その、お金をふくらませる仕組みこそが、「信用創造」ということになる。
信用創造の原理は、至ってシンプル。
まず、ある人が、銀行に100万ドルを預金する。銀行は、それを元手にお金を貸す。もちろん、全部のお金を貸出に回して、手持ちの資金がスッカラカンになってしまったのでは、イザというとき困ってしまう。だから、たとえば、10万ドルを手元に残して、残りの90万ドルを貸す。
銀行から90万ドルのお金を借りた人は、そのお金を使って、家や車などを買う。代金を支払うにあたっては、現金の札束を積み上げるのもいいんだけど、普通はそうしない。通常は、「○○銀行の口座番号××××に、いくら振り込んで下さい」といわれて、銀行に振り込むことになる。
こうして、借りた90万ドルを、家や車の代金として、銀行に振り込む。銀行には、90万ドルがまた入ってくることになる。
その90万ドルを元手に、銀行は、81万ドルを貸す。

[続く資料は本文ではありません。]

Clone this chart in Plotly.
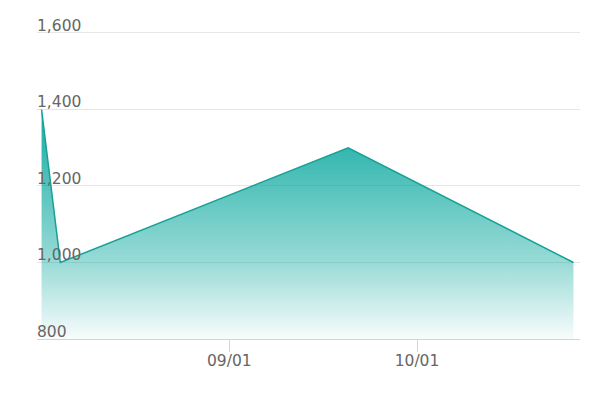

81万ドルを借りた人は、そのお金で、家や車を買う。その代金を、また銀行に振り込む。
またまた、銀行は、それを元手に72万ドルを貸し・・・という具合に、お金は、世の中と銀行との間を行ったり来たりしながら、ドンドン増えていく。
90万ドル増えた → 81万ドル増えた → 72万ドル増えた → ・・・というのを繰り返していくと、やがて最終的に、お金は合計で約1000万ドルになる。
最初に誰かが銀行に預けた100万ドルが、打ち出の小槌のように、1000万ドルというお金に化けたのだ。これが、「信用創造」と言われる原理。
早い話が、お金というのは、FRBや日本銀行が、印刷して発行するだけではない。銀行がお金を貸すことによって、もっと大きく増えるようになっている。
でも、いくら銀行ったって、何も無いところから、いきなり、お金を取り出してみせるわけにはいかない。やはり、元手をそれなりに持ってないと、許されることではない。
元手もないのに、お金を貸してたら、どうなるか。役人が銀行にやってきて、「アンタ、お金もないのにジャブジャブ貸しまくってるみたいだけど、預金者がお金を引き出しに来たら、どうするの?」と言われるハメになる。
預金者がお金を引き出しに来たのに、銀行にお金がなくて、払えませんでした。銀行は、そのままシャッターを下ろして、閉店してしまいました・・・というのは、最近は聞かないけど、しばしば現実に起きたこと。
そうならないためには、最初の元手になる100万ドルを見せて、「ハイ、これが元手ですよ。これがあるから、安心でしょ」と言えるようにしておかなきゃいけない。
だから、銀行は、最初の100万ドルを、準備金としてFRBに預ける。そうすると、「銀行さん、アナタはどうやら、十分な元手を持っているみたいですね。これなら、1000万ドルを貸してもいいですよ」ってな調子で、FRBから認めてもらえる。
それを見れば、「おい、ちょっと待て。銀行は100万ドルしか持ってないのに、それを元手に、1000万ドルも貸していいのかよ?」と思うところだろう。そう思われても仕方がない。
でも、それでいいのである。なぜかというと、上に書いたような、「信用創造」の原理があるからだ。どっちみち、上に書いたような理由で、100万ドル持っている銀行は、最終的に1000万ドルを貸せる計算になる。だから、いいのである。
世の中は、そういう風にできている。
こんな具合に、金融がどんどんお金をふくらませ、経済を大きくしている。
上に書いた例では、100万ドルを準備金として預けた銀行が、1000万ドルを貸せる計算だけど、実際にはそんなものではなく、もっと大きく貸せるのが普通。この比率は決められていて、日本なら、ざっくり100倍ってとこか。
問題は、こういうのを見て、「いやあ、世の中ってのは、うまくデキてるもんですなあ」と感心する人もいれば、そうでない人もいる・・・ということ。
「お金は、悪魔の発明だ」という人たちは、この「信用創造」をも敵視している。
たとえば、「コルマン・インデックス」で有名なコルマン博士は、「資本主義経済を潰すためには、信用創造を止めなければならない」とし、「そのためには、すべての借金を無効にすべきだ」と主張していた。
他にも、同様の主張をするスピリチュアリストを、何人も見た覚えがある。
この、信用創造という仕組み。
実によくデキているのだが、大きな欠点がある。それは、「貸したお金が、銀行に返ってこなかったら、どうなるか?」というところ。
全体の流れが、そこで止まってしまうことになる。
現実に、それは日本のバブル崩壊、アメリカのリーマン・ショック、ヨーロッパのギリシャ危機・・・などで繰り返されてきた。 いままた、中国のシャドーバンキング問題が、世界経済を揺るがせている。